Neste ponto, o escritor timorense sublinhou que o Brasil tem, face a Timor-Leste, uma identidade já constituída enquanto no seu país os autores ainda estão a formar uma identidade e uma literatura nacional, que pensa deverá ser balizada no tétum e numa variante do português.
“Quando eu falo com os jovens timorenses, digo: ‘vocês têm um património enorme, de lutas, de tormentas, de heroicidade para construir uma grande literatura timorense’. Não precisamos ir buscar em outro sítio, não precisamos buscar só na ficção. A realidade é tão intensa, tão omnipresente, que podemos ir buscar aí. É uma questão de tempo”, explicou Luis Cardoso.
“Obviamente, não podemos confundir a ficção com a história. Na história estamos a falar de factos e serão os historiadores a fazerem a história. No caso da literatura […] o que nos poderemos fazer é construir as parcelas da história, é essa a nossa oferta. A nossa doação é construir esta grande história de Timor com factos e memória, porque a literatura é feita sobretudo de memória”, acrescentou.
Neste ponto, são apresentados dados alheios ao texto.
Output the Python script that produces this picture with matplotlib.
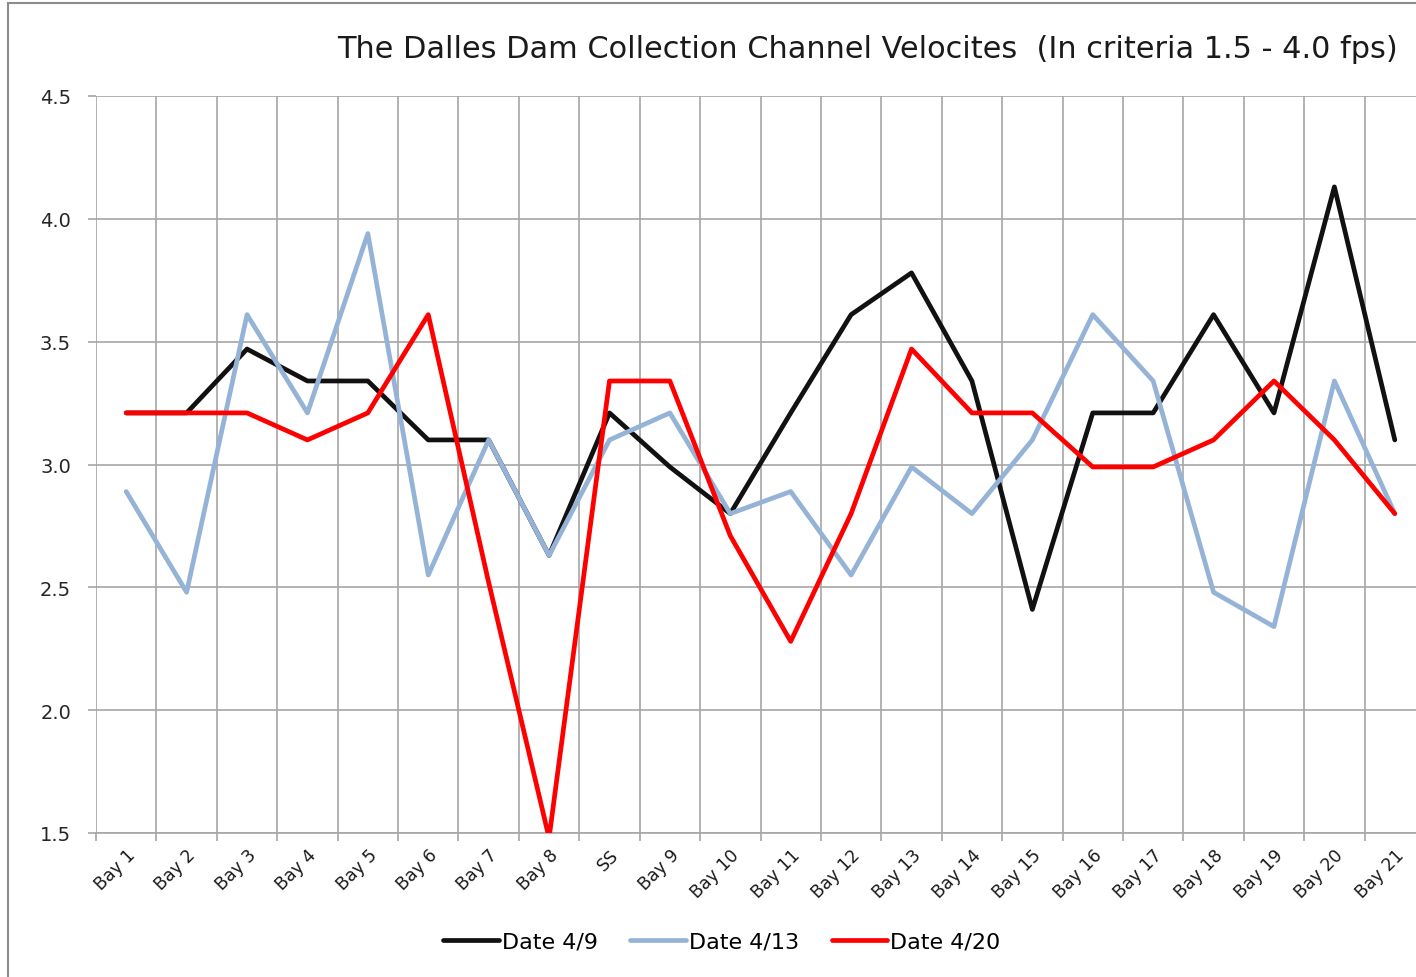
import numpy as np
import matplotlib.pyplot as plt
from matplotlib.patches import Rectangle

plt.rcParams['font.family'] = ['DejaVu Sans']

categories = ['Bay 1', 'Bay 2', 'Bay 3', 'Bay 4', 'Bay 5', 'Bay 6', 'Bay 7', 'Bay 8', 'SS',
              'Bay 9', 'Bay 10', 'Bay 11', 'Bay 12', 'Bay 13', 'Bay 14', 'Bay 15', 'Bay 16',
              'Bay 17', 'Bay 18', 'Bay 19', 'Bay 20', 'Bay 21']
date_4_9 = [3.21, 3.21, 3.47, 3.34, 3.34, 3.10, 3.10, 2.63, 3.21, 2.99, 2.80, 3.21, 3.61,
            3.78, 3.34, 2.41, 3.21, 3.21, 3.61, 3.21, 4.13, 3.10]
date_4_13 = [2.89, 2.48, 3.61, 3.21, 3.94, 2.55, 3.10, 2.63, 3.10, 3.21, 2.80, 2.89, 2.55,
             2.99, 2.80, 3.10, 3.61, 3.34, 2.48, 2.34, 3.34, 2.80]
date_4_20 = [3.21, 3.21, 3.21, 3.10, 3.21, 3.61, 2.52, 1.48, 3.34, 3.34, 2.71, 2.28, 2.80,
             3.47, 3.21, 3.21, 2.99, 2.99, 3.10, 3.34, 3.10, 2.80]
series_names = ['Date 4/9', 'Date 4/13', 'Date 4/20']
yticks = [1.5, 2.0, 2.5, 3.0, 3.5, 4.0, 4.5]

fig = plt.figure(figsize=(14.16, 9.78), dpi=100)
# outer chart border (cut off on the right and bottom like the screenshot)
fig.patches.append(Rectangle((8 / 1416, -0.05), 1.2, 1 - 4 / 978 + 0.05, transform=fig.transFigure,
                             fill=False, edgecolor='#8c8c8c', linewidth=1.5))

ax = fig.add_axes([96 / 1416, 1 - 834 / 978, 1329 / 1416, (834 - 97) / 978])
x = np.arange(len(categories))
grid_c = '#a6a6a6'

ax.plot(x, date_4_9, color='#111111', lw=3.4, label=series_names[0], solid_capstyle='round', zorder=3)
ax.plot(x, date_4_13, color='#95b3d7', lw=3.4, label=series_names[1], solid_capstyle='round', zorder=3)
ax.plot(x, date_4_20, color='#ff0000', lw=3.4, label=series_names[2], solid_capstyle='round', zorder=3)

ax.set_xlim(-0.5, len(categories) - 0.5)
ax.set_ylim(1.5, 4.5)
ax.set_yticks(yticks)
ax.set_yticklabels(['%.1f' % v for v in yticks], fontsize=14, color='#262626')

# gridlines at category boundaries
for b in np.arange(-0.5, len(categories), 1.0):
    ax.axvline(b, color=grid_c, lw=1.2, zorder=1)
for v in yticks:
    ax.axhline(v, color=grid_c, lw=1.2, zorder=1)

ax.set_xticks(np.arange(-0.5, len(categories), 1.0))
ax.set_xticklabels([])
ax.set_xticks(x, minor=True)
ax.set_xticklabels(categories, minor=True, rotation=45, ha='right', va='top',
                   fontsize=12.5, color='#1a1a1a', rotation_mode='anchor')
ax.tick_params(axis='x', which='minor', length=0, pad=9)
ax.tick_params(axis='x', which='major', length=6, color=grid_c, width=1.2)
ax.tick_params(axis='y', length=6, color=grid_c, width=1.2, pad=12)
for s in ['top', 'right', 'left']:
    ax.spines[s].set_visible(False)
ax.spines['bottom'].set_color(grid_c)
ax.spines['bottom'].set_linewidth(1.2)

fig.text(337 / 1416, 1 - 50 / 978, 'The Dalles Dam Collection Channel Velocites  (In criteria 1.5 - 4.0 fps)',
         fontsize=21.9, ha='left', va='center', color='#1a1a1a')

fig.legend(loc='center', bbox_to_anchor=(722 / 1416, 1 - 943 / 978), ncol=3, frameon=False,
           fontsize=16, handlelength=2.5, handletextpad=0.15, columnspacing=1.45)

fig.savefig('out.png', dpi=100)
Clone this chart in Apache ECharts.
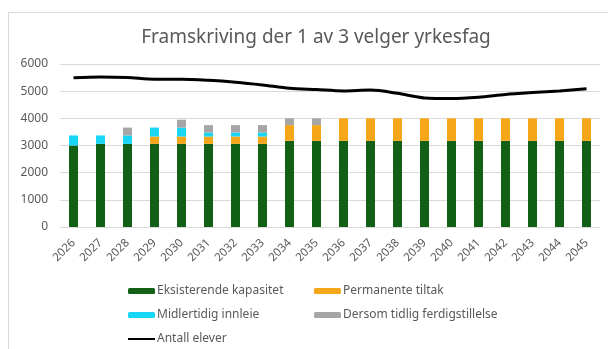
<!DOCTYPE html>
<html>
<head>
<meta charset="utf-8">
<script src="https://cdn.jsdelivr.net/npm/echarts@6/dist/echarts.min.js"></script>
<style>
  html, body { margin: 0; padding: 0; background: #fff; }
  #chart { width: 608px; height: 349px; }
</style>
</head>
<body>
<div id="chart"></div>
<script>
// Years on the category axis
const years = ['2026','2027','2028','2029','2030','2031','2032','2033','2034','2035',
               '2036','2037','2038','2039','2040','2041','2042','2043','2044','2045'];

// Stacked capacity components (student places)
const eksisterende = [3000,3060,3060,3060,3060,3060,3060,3060,3170,3170,
                      3170,3170,3170,3170,3170,3170,3170,3170,3170,3170];
const permanente   = [0,0,0,270,270,270,270,270,580,580,
                      830,830,830,830,830,830,830,830,830,830];
const midlertidig  = [370,310,310,330,330,150,150,150,0,0,
                      0,0,0,0,0,0,0,0,0,0];
const dersomTidlig = [0,0,290,0,290,270,270,270,250,250,
                      0,0,0,0,0,0,0,0,0,0];

// Projected number of pupils
const antallElever = [5490,5520,5500,5440,5440,5400,5330,5230,5110,5060,
                      5010,5040,4920,4750,4730,4780,4880,4950,5010,5090];

const yTicks = { min: 0, max: 6000, interval: 1000 };

const textColor = '#595959';
const font = 'Noto Sans';

const legendText = { fontFamily: font, fontSize: 12, color: textColor, padding: [0, 0, 0, -3] };

const chart = echarts.init(document.getElementById('chart'), null, { renderer: 'canvas' });

chart.setOption({
  animation: false,
  backgroundColor: '#fff',
  textStyle: { fontFamily: font },
  graphic: [{
    type: 'rect',
    shape: { x: 8.5, y: 12.5, width: 700, height: 500 },
    style: { fill: 'none', stroke: '#d9d9d9', lineWidth: 1 },
    silent: true
  }],
  title: {
    text: 'Framskriving der 1 av 3 velger yrkesfag',
    left: 311,
    textAlign: 'center',
    top: 23,
    textStyle: { fontFamily: font, fontSize: 19, fontWeight: 'normal', color: textColor }
  },
  grid: { left: 60, right: 8, top: 64, bottom: 122, containLabel: false },
  legend: [{
    orient: 'vertical',
    left: 127,
    top: 285,
    padding: 0,
    itemWidth: 27,
    itemHeight: 6,
    itemGap: 12,
    textStyle: legendText,
    data: ['Eksisterende kapasitet', 'Midlertidig innleie',
           { name: 'Antall elever', itemStyle: { opacity: 0 } }]
  }, {
    orient: 'vertical',
    left: 314,
    top: 285,
    padding: 0,
    itemWidth: 27,
    itemHeight: 6,
    itemGap: 12,
    textStyle: legendText,
    data: ['Permanente tiltak', 'Dersom tidlig ferdigstillelse']
  }],
  xAxis: {
    type: 'category',
    data: years,
    axisLine: { lineStyle: { color: '#d9d9d9' } },
    axisTick: { show: false },
    axisLabel: { rotate: 45, fontSize: 11.5, color: textColor, margin: 14, interval: 0 }
  },
  yAxis: {
    type: 'value',
    min: yTicks.min,
    max: yTicks.max,
    interval: yTicks.interval,
    axisLine: { show: false },
    axisTick: { show: false },
    axisLabel: { fontSize: 12, color: textColor, margin: 12, formatter: v => String(v) },
    splitLine: { lineStyle: { color: '#d9d9d9', width: 1 } }
  },
  series: [
    { name: 'Eksisterende kapasitet', type: 'bar', stack: 'kap', barWidth: 9,
      itemStyle: { color: '#125f16' }, data: eksisterende },
    { name: 'Permanente tiltak', type: 'bar', stack: 'kap', barWidth: 9,
      itemStyle: { color: '#f6a619' }, data: permanente },
    { name: 'Midlertidig innleie', type: 'bar', stack: 'kap', barWidth: 9,
      itemStyle: { color: '#19d6f7' }, data: midlertidig },
    { name: 'Dersom tidlig ferdigstillelse', type: 'bar', stack: 'kap', barWidth: 9,
      itemStyle: { color: '#a6a6a6' }, data: dersomTidlig },
    { name: 'Antall elever', type: 'line', smooth: 0.3, symbol: 'none', showSymbol: false,
      lineStyle: { color: '#000', width: 3 }, itemStyle: { color: '#000' }, data: antallElever }
  ]
});
</script>
</body>
</html>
Sobre sua participação na 26.ª edição da Bienal Internacional do Livro de São Paulo, Luís Cardoso concluiu agradecendo o convite do Governo de Portugal, que patrocinou sua visita ao país sul-americano numa delegação de escritores que fazem parte da programação do Pavilhão de Portugal, país homenageado neste ano pela maior feira literária do Brasil.
Luís Cardoso nasceu em Kailako, no interior de Timor-Leste, que aparece por diversas vezes referenciada nos seus romances.
É autor de romances como “Crónica de Uma Travessia” (1997), “Olhos de Coruja Olhos de Gato Bravo” (2001), “A Última Morte do Coronel Santiago” (2003), “Requiem para o Navegador Solitário” (2007) e “O ano em que Pigafetta completou a circum-navegação” (2013).